You can stream zips if you don't use compression, and you can use compression on files small enough to hold in memory. I work at Barracuda Networks, and we actually do this every day.[1]
Things it doesn't support: symlinks, posix acls (xattrs). The first one makes it a certain failure for archival use. The hardcoded link to an external crypo service keybase makes it a failure for long term use.
"The final archive format" is a very big promise that 4q doesn't keep right now. It falls short of 7z, RAR and tar.xz, and certainly isn't ready to replace them at the moment.
I'm not too familiar with Coffeescript, but it doesn't seem like a good choice of language to write an archiver. There's no actual draft file format spec I can see, either? But from a first pass, I have the following comments:
Crypto: Encrypted blocks: AES-256-CBC, random IV, with no MAC (!!!). You need to look at that again: that could be a Problem. Hashed blocks: SHA-2-512. Maybe OK (how's length encoded? Look out for extension attacks). That crypto is 14 years old and missing a vital bit: not "modern". Modern choices would include CHACHA20_POLY1305 (faster, more secure, seekable if you do it right); hashes like BLAKE2b (as the new RAR already does); signing things with Ed25519. Look into that kind of thing. You need a crypto overhaul. The keybase.io integration is a nice thought for a UX - but is an online service in invite beta really ready for being baked into an archive format?

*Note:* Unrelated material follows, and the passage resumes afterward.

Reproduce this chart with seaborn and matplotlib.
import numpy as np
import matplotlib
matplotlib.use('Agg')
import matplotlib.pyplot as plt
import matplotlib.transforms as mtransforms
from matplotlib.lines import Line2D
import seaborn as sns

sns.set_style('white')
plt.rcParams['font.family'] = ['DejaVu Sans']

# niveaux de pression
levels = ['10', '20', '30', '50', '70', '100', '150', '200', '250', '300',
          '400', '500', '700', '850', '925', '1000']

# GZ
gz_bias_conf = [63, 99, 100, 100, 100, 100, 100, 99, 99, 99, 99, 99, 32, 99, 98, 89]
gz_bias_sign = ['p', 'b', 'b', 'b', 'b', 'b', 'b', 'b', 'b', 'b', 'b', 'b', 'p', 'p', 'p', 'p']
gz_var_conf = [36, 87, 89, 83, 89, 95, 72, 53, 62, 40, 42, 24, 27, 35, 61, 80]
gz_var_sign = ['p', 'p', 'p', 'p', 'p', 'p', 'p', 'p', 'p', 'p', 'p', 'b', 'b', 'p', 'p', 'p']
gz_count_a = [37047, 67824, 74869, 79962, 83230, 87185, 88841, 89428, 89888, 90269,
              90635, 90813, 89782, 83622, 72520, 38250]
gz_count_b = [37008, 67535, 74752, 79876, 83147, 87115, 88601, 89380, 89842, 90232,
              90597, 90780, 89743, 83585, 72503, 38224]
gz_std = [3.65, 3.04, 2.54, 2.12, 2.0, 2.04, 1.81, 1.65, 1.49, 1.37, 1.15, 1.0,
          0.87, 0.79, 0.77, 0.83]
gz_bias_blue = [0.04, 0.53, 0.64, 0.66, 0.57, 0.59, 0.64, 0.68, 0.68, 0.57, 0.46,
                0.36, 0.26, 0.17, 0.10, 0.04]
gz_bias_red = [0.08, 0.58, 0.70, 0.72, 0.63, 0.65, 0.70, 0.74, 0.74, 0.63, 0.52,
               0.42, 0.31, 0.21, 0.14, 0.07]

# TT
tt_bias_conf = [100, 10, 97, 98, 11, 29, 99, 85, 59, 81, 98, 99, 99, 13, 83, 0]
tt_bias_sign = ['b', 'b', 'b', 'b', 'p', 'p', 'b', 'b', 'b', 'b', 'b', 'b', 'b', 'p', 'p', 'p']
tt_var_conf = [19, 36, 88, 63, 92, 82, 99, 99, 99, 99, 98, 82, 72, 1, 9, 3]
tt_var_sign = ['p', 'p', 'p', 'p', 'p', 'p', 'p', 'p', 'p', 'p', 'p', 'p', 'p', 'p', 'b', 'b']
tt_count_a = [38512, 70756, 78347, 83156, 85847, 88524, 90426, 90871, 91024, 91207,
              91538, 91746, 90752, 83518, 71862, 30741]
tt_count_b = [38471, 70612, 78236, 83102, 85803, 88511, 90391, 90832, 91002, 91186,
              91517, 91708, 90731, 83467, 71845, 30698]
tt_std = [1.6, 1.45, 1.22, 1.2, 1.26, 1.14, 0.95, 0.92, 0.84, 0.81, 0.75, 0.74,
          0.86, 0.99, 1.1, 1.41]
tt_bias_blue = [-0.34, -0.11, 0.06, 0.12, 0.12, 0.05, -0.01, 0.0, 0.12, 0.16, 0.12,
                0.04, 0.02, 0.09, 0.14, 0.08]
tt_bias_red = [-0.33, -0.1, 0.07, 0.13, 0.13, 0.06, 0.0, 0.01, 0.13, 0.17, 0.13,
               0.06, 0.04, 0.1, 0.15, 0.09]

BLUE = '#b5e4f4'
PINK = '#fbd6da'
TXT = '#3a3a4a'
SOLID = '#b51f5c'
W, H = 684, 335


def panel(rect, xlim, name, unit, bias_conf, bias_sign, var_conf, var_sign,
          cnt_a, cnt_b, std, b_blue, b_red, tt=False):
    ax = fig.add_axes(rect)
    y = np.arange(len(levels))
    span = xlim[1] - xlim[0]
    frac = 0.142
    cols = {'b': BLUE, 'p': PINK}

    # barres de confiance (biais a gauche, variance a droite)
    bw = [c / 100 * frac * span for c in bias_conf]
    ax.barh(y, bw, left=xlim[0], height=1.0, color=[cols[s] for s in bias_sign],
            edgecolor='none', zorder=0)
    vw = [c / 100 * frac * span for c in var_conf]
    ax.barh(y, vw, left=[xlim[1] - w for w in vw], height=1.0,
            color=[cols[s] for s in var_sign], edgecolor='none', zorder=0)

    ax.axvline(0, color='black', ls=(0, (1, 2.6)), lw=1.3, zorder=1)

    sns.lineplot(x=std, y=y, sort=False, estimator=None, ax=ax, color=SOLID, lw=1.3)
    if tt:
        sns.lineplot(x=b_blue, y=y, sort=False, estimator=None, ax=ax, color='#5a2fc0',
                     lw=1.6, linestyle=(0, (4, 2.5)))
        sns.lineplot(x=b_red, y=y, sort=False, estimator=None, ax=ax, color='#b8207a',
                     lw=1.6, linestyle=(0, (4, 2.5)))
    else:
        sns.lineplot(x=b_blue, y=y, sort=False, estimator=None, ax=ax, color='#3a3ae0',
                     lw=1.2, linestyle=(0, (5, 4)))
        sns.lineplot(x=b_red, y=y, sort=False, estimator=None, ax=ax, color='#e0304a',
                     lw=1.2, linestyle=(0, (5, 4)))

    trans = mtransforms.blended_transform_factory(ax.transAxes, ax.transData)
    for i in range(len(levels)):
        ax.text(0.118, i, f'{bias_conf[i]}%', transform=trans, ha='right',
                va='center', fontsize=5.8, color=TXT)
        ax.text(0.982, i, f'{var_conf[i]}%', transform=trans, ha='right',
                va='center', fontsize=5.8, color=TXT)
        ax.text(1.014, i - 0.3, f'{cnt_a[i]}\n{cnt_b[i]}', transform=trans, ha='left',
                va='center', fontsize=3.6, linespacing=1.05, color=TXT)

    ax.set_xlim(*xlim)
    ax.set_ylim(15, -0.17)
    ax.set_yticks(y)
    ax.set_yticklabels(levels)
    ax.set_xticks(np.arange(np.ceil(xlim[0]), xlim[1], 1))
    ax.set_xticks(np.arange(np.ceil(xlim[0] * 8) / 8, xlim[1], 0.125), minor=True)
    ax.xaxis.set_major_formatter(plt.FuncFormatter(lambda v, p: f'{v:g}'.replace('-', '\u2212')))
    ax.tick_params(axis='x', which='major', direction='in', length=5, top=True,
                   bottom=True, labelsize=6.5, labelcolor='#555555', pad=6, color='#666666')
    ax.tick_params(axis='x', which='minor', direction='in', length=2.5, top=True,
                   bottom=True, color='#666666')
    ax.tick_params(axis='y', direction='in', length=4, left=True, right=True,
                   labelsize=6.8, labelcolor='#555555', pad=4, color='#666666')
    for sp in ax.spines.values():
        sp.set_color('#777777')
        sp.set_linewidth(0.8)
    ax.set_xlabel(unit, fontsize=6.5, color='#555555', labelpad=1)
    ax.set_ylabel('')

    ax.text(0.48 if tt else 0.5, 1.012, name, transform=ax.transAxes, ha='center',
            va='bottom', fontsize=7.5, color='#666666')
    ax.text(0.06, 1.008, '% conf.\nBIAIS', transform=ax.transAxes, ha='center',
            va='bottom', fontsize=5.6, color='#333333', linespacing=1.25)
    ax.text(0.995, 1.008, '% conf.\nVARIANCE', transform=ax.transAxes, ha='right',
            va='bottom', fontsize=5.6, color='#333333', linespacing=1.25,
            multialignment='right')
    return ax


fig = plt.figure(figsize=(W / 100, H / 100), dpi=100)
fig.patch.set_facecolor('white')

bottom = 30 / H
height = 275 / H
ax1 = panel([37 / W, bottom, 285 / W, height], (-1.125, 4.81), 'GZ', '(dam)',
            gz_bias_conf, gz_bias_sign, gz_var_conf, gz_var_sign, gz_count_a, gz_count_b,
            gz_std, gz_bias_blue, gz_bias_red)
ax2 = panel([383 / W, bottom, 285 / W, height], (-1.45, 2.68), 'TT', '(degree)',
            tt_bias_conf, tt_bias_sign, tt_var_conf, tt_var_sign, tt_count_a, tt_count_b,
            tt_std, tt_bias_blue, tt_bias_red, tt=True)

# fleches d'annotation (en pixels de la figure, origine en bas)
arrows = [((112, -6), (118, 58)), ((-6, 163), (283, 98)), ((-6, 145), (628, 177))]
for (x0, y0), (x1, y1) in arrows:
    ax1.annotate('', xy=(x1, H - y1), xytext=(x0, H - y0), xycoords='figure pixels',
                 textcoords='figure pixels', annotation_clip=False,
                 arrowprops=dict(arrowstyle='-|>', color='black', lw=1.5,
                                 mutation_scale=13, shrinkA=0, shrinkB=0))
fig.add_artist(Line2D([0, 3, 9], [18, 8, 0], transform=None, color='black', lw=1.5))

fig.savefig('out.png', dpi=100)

Packing: LZMA2 is pretty good: 7z and xz already use that. For a fast algorithm, Snappy is not as good as LZ4, I understand? Neither is the last word in compression. Text/HTML/source code packs much better with a PPM-type model, like PPMd (7z has that, too, as had RAR, but removed it recently), but you need to weigh up the decompression memory usage. ZPAQ's context model mixing can pack tighter, but that's much more intensive and while I like extensibility, I don't like the ZPAQ archive format having essentially executable bytecode.
Other missing features that other archivers have: Volume splitting? Erasure coding or some other FEC? Can you do deltas? (e.g. binary software updates)

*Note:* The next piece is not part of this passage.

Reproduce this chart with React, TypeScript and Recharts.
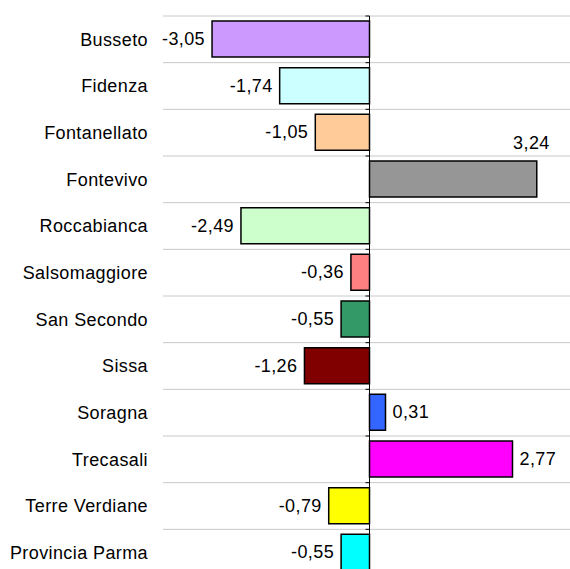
import React from "react"
import { BarChart, Bar, XAxis, YAxis, CartesianGrid, ReferenceLine, LabelList, Cell } from "recharts"

const comuni = [
  "Busseto",
  "Fidenza",
  "Fontanellato",
  "Fontevivo",
  "Roccabianca",
  "Salsomaggiore",
  "San Secondo",
  "Sissa",
  "Soragna",
  "Trecasali",
  "Terre Verdiane",
  "Provincia Parma",
]

const variazioni = [-3.05, -1.74, -1.05, 3.24, -2.49, -0.36, -0.55, -1.26, 0.31, 2.77, -0.79, -0.55]

const colori = [
  "#CC99FF",
  "#CCFFFF",
  "#FFCC99",
  "#969696",
  "#CCFFCC",
  "#FF8080",
  "#339966",
  "#800000",
  "#3366FF",
  "#FF00FF",
  "#FFFF00",
  "#00FFFF",
]

const data = comuni.map((name, i) => ({ name, value: variazioni[i] }))

const FONT = "'Liberation Sans', Arial, sans-serif"

const formatValue = (v: number) => v.toFixed(2).replace(".", ",")

function ValueLabel(props: any) {
  const { x, y, width, height, value } = props
  const left = Math.min(x, x + width)
  const right = Math.max(x, x + width)
  const cy = y + height / 2
  const text = formatValue(value)
  const common = {
    fontSize: 18,
    fontFamily: FONT,
    fill: "#000",
    letterSpacing: 0.4,
    dominantBaseline: "central" as const,
  }
  if (value < 0) {
    return (
      <text x={left - 7} y={cy} textAnchor="end" {...common}>
        {text}
      </text>
    )
  }
  // no room on the right: put the label above the bar end
  if (right + 7 + 38 > 566) {
    return (
      <text x={right + 13} y={cy - 36} textAnchor="end" {...common}>
        {text}
      </text>
    )
  }
  return (
    <text x={right + 7} y={cy} textAnchor="start" {...common}>
      {text}
    </text>
  )
}

function ZeroAxis(props: any) {
  const { x1, y1, y2 } = props
  const n = comuni.length
  const step = (y2 - y1) / n
  const ticks = Array.from({ length: n + 1 }, (_, i) => y1 + i * step)
  return (
    <g>
      <line x1={x1} y1={y1} x2={x1} y2={y2} stroke="#000" strokeWidth={1} />
      {ticks.map((t, i) => (
        <line key={i} x1={x1 - 4} y1={t} x2={x1} y2={t} stroke="#000" strokeWidth={1} />
      ))}
    </g>
  )
}

export default function App() {
  return (
    <div
      style={{
        position: "fixed",
        left: 0,
        top: 0,
        width: 570,
        height: 569,
        overflow: "hidden",
        background: "#fff",
      }}
    >
      <BarChart
        width={580}
        height={580}
        data={data}
        layout="vertical"
        margin={{ top: 16, right: 4, left: 0, bottom: 4 }}
        barSize={36}
      >
        <CartesianGrid
          vertical={false}
          stroke="#c8c8c8"
          horizontalCoordinatesGenerator={({ offset }: any) =>
            Array.from({ length: comuni.length + 1 }, (_, i) => offset.top + (i * offset.height) / comuni.length)
          }
        />
        <XAxis type="number" domain={[-4, 4]} hide />
        <YAxis
          type="category"
          dataKey="name"
          width={163}
          tickLine={false}
          axisLine={false}
          tickSize={0}
          tickMargin={15}
          interval={0}
          tick={{ fill: "#000", fontSize: 18, fontFamily: FONT, letterSpacing: 0.4 }}
        />
        <Bar dataKey="value" stroke="#000" strokeWidth={1.5} isAnimationActive={false}>
          {data.map((entry, index) => (
            <Cell key={`cell-${index}`} fill={colori[index]} />
          ))}
          <LabelList dataKey="value" content={ValueLabel} />
        </Bar>
        <ReferenceLine x={0} shape={ZeroAxis} ifOverflow="visible" />
      </BarChart>
    </div>
  )
}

You've got some pleasant UX ideas for a command-line archiver (compared to some other command-line archivers!), but sorry, I don't think you're ready for 1.0.

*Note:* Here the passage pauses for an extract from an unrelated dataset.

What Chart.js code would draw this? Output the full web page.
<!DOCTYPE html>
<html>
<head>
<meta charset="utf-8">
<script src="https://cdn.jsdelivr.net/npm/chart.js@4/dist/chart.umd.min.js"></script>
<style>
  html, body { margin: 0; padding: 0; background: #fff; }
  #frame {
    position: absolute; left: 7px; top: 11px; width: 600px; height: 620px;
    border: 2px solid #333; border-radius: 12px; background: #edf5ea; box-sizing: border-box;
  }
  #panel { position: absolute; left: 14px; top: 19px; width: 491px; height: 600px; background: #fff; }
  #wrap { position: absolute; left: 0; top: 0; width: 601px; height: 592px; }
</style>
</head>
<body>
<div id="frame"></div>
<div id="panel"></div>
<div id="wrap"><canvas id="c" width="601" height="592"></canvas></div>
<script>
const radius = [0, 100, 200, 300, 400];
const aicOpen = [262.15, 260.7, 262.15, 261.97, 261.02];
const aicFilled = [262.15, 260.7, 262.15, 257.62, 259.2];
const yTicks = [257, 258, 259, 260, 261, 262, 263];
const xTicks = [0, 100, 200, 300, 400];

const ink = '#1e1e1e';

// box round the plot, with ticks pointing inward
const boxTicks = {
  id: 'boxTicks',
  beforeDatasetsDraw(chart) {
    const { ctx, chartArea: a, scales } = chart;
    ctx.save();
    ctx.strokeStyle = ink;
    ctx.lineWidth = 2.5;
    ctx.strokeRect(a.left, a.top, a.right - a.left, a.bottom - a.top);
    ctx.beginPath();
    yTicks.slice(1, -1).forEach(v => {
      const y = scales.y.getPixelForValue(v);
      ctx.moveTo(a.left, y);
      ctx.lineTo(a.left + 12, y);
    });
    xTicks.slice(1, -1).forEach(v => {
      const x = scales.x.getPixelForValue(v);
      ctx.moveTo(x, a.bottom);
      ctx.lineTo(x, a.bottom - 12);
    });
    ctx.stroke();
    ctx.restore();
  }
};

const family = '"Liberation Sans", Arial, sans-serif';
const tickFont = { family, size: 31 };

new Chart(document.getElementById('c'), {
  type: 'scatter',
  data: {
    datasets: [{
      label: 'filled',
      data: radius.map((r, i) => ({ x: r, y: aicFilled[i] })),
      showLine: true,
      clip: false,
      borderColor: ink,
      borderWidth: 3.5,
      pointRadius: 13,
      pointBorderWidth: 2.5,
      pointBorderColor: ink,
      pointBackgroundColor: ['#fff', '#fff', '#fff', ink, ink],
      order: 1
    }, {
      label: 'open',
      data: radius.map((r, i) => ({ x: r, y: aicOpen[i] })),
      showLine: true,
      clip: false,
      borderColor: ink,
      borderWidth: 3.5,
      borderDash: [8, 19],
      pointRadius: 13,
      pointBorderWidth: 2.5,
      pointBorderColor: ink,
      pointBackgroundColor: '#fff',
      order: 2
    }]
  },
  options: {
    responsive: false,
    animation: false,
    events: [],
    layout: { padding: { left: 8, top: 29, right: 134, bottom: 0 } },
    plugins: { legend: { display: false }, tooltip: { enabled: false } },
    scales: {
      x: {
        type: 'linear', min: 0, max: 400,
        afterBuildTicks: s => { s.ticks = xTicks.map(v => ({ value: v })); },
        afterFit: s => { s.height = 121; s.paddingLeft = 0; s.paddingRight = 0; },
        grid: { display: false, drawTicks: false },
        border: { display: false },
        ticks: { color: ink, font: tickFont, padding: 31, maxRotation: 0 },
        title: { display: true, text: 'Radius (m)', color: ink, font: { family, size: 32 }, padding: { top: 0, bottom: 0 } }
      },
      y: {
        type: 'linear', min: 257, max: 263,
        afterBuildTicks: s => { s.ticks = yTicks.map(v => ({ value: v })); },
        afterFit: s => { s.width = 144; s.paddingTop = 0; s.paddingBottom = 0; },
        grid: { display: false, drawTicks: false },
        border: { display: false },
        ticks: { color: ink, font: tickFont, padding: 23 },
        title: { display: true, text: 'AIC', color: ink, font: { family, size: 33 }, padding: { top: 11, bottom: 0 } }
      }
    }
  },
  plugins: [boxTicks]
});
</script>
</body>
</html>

Chrome started flagging SSL where the cert has SHA-1 in the chain, iirc xkcd was used as an example of where this occurs further up the chain than the site's acutal cert.
Just checked, if you look at the rapidSSL CA cert, it uses SHA-1.
I really hope that this does not get mainstream or I will have to install yet another archiver tool...I really don't understand why people use 7zip for example when storage is cheaper than ever. Just use tar and get on with your life.
Tar already has the first two, and even POSIX xattrs (which this doesn't preserve), the third seems useless (seems being the key word here, some people might find it useful), and I'd rather just use a program that will encrypt the archive for me (i.e. have a .tar.xz.enc).
One advantage this could have over the above, is if you can open any file at random, as with the above scheme, you might have to linearly decrypt and decompress the entire archive up to that file.
Technically speaking then, the tar utility cannot compress or encrypt per-file, but the tar format can be used for this, and since we're talking about format then the tar format can accomodate the requirements. It's just that there's no tool doing it at the moment.
(A counter point: while each file could be compress and encrypted, there's nothing in the tar format that explicitly says so, meaning that each file would have to be probed to determine if it was compressed or encrypted)
> One advantage this could have over the above, is if you can open any file at random, as with the above scheme, you might have to linearly decrypt and decompress the entire archive up to that file.
4Q uses CBC and the crypto lib doesn't seem to support random access, unless you manually divide your file into separately encrypted streams.